There’s also the prominent question of beginnings, which for me is a substantial subtext for any archaeological site.  Physically looking back thousands of years into human past makes me want to see how far back it actually goes, like following a track through a forest.  It then makes me wonder how humans first lived, when the world would have been so different from what I experience today.  Who am I in comparison with Mesolithic people?  Do I have the same kind of interests and concerns?  If it were possible to meet, would there be common ground?  Common priorities?  Pleasures?  Fears?  And how would I have coped in those early days? Would I still be me?  Or is part of me a result of  twenty first century living?  Is my knowledge of myself merely superficial?  Should I be digging deeper?  Would I surprise myself if I were suddenly plunged into a primitive environment?  Would I be disappointed by my lack of courage, knowledge, flexible thinking?  Or might I be pleased with unexpected resourcefulness?  You can see the kind of path I’m going down.  So much to explore. . .

Which in turn makes me aware of the existence of a resonance with other human beings across the divide of time.  Is it a basic feature of being human that there is a connectivity between individuals thousands of years apart?  What is it that makes us both human, as outward realities would be quite radically different?  Is what connects us that indefinable essence?  Or is the possibility of such a connection a figment of my imagination?  And all archaeological interpretation along those lines merely evidence of the civilization that the archaeologists themselves belong to?  Is it rather that I am fascinated by having to dig deeper into my own psyche, bypassing the trappings of civilization, to find out who is really there underneath it all?  Is it also a way of thinking about how to clear out the unnecessary, and discovering what is truly essential to live successfully, fruitfully, positively, dare I say happily, in this world?  Does it help me to get at the essential core of what life on this planet is?  And can I find visual form to express/ discuss/ explore such things? 

 

For some reason, the piece of work that comes to mind as I write my never ending list of questions  is Barbara Hepworth’s group sculpture ‘The Family of Man’.  I wonder if she made all those pieces with corners and straight edges in an environment of organic form to comment on how far modern man has come away from his roots in the physical world?  Possibly. 

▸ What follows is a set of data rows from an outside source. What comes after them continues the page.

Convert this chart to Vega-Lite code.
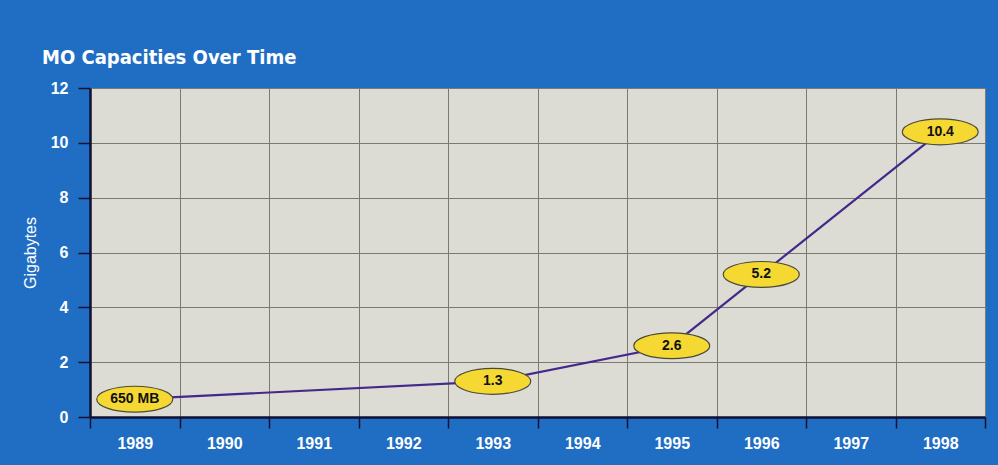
{
  "$schema": "https://vega.github.io/schema/vega-lite/v6.json",
  "width": 895,
  "height": 329,
  "autosize": {"type": "none"},
  "padding": {"left": 90, "top": 88, "right": 13, "bottom": 48},
  "background": "#1f6ec4",
  "title": {
    "text": "MO Capacities Over Time",
    "anchor": "start",
    "frame": "group",
    "dx": -48,
    "offset": -4,
    "baseline": "alphabetic",
    "font": "DejaVu Sans Condensed, Liberation Sans",
    "fontSize": 20,
    "fontWeight": "bold",
    "color": "#ffffff"
  },
  "config": {
    "view": {"fill": "#dcdcd5", "stroke": null},
    "axis": {
      "labelFont": "Liberation Sans",
      "titleFont": "Liberation Sans",
      "labelColor": "#ffffff",
      "titleColor": "#ffffff",
      "gridColor": "#7a7a72",
      "gridOpacity": 1,
      "gridWidth": 1,
      "domainColor": "#111133",
      "domainWidth": 2.5,
      "tickColor": "#111133",
      "tickWidth": 1.5
    }
  },
  "data": {
    "values": [
      {"year": "1989", "gb": 0.65, "label": "650 MB"},
      {"year": "1993", "gb": 1.3, "label": "1.3"},
      {"year": "1995", "gb": 2.6, "label": "2.6"},
      {"year": "1996", "gb": 5.2, "label": "5.2"},
      {"year": "1998", "gb": 10.4, "label": "10.4"}
    ]
  },
  "encoding": {
    "x": {
      "field": "year",
      "type": "ordinal",
      "scale": {
        "type": "band",
        "domain": ["1989", "1990", "1991", "1992", "1993", "1994", "1995", "1996", "1997", "1998"],
        "paddingInner": 0,
        "paddingOuter": 0
      },
      "axis": {
        "title": null,
        "labelAngle": 0,
        "tickBand": "extent",
        "grid": true,
        "tickSize": 11,
        "labelPadding": 7,
        "labelFontSize": 16,
        "labelFontWeight": "bold"
      }
    },
    "y": {
      "field": "gb",
      "type": "quantitative",
      "scale": {"domain": [0, 12], "nice": false},
      "axis": {
        "title": "Gigabytes",
        "titleFontSize": 16,
        "titleFontWeight": "normal",
        "titlePadding": 12,
        "values": [0, 2, 4, 6, 8, 10, 12],
        "tickSize": 12,
        "labelPadding": 10,
        "labelFontSize": 16,
        "labelFontWeight": "bold",
        "grid": true
      }
    }
  },
  "layer": [
    {
      "mark": {"type": "line", "color": "#44288a", "strokeWidth": 2.2},
      "encoding": {}
    },
    {
      "mark": {
        "type": "point",
        "shape": "M-1,0A1,0.34 0 1,1 1,0A1,0.34 0 1,1 -1,0Z",
        "size": 5776,
        "filled": true,
        "fill": "#f5d832",
        "stroke": "#4a4a3a",
        "strokeWidth": 1.2,
        "opacity": 1
      },
      "encoding": {}
    },
    {
      "mark": {
        "type": "text",
        "font": "Liberation Sans",
        "fontSize": 14,
        "fontWeight": "bold",
        "color": "#111111"
      },
      "encoding": {"text": {"field": "label"}}
    }
  ]
}
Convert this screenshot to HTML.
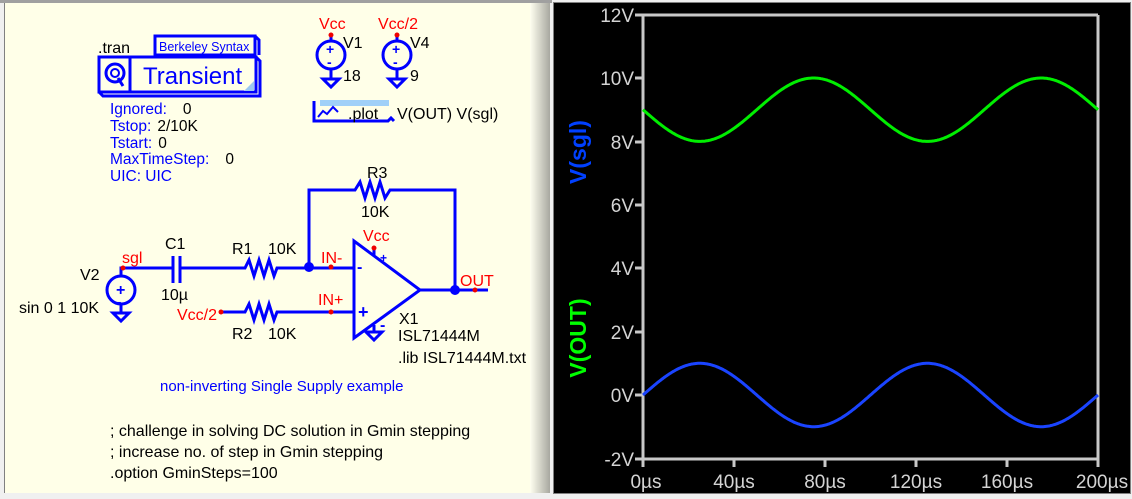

                                                           Barbara Hepworth  –  ‘The Family of Man’

 

In an article called ‘Sculpture’ published in the 1937 edition of the magazine ‘Circle’, she wrote:

“There must be a perfect unity between the idea, the substance and the dimension: this unity gives scale.  The idea – the imaginative concept – actually is the giving of life and vitality to material; but when we come to define these qualities we find that they have very little to do with the physical aspect of the sculpture.  When we say that a great sculpture has vision, power, vitality, scale, poise, form or beauty, we are not speaking of physical attributes.  Vitality is not a phsyical organic attribute of sculpture – it is a spiritual inner life.  Power is not man power or physical capacity – it is an inner force and energy.  Form realization is not just any three-dimensional mass –  it is the chosen perfected form, of perfect size, and shape, for the sculptural embodiment for the idea.  Vision is not sight – it is the perception of the mind.  It is the discernment of the reality of life, a piercing of the superficial surfaces of material existence, that gives a work of art its own life and purpose and significant power.”

 

I think all this applies to painting, as well as to sculpture, and is a useful set of guidelines to have, in order to assess one’s own work.  But I wonder if what I value so much from interaction with archaeological sites has been pinpointed in the last sentence.  Perhaps I’m seeking visual form which allows me to think about “the discernment of the reality of life”, a way of making art which both necessitates and allows “a piercing of the superficial surfaces of material existence”.  In which case, I shall continue to focus on stratification and excavation in my work, and value the privilege of seeing such places as Star Carr.  Thank you, once again, Barbara Hepworth!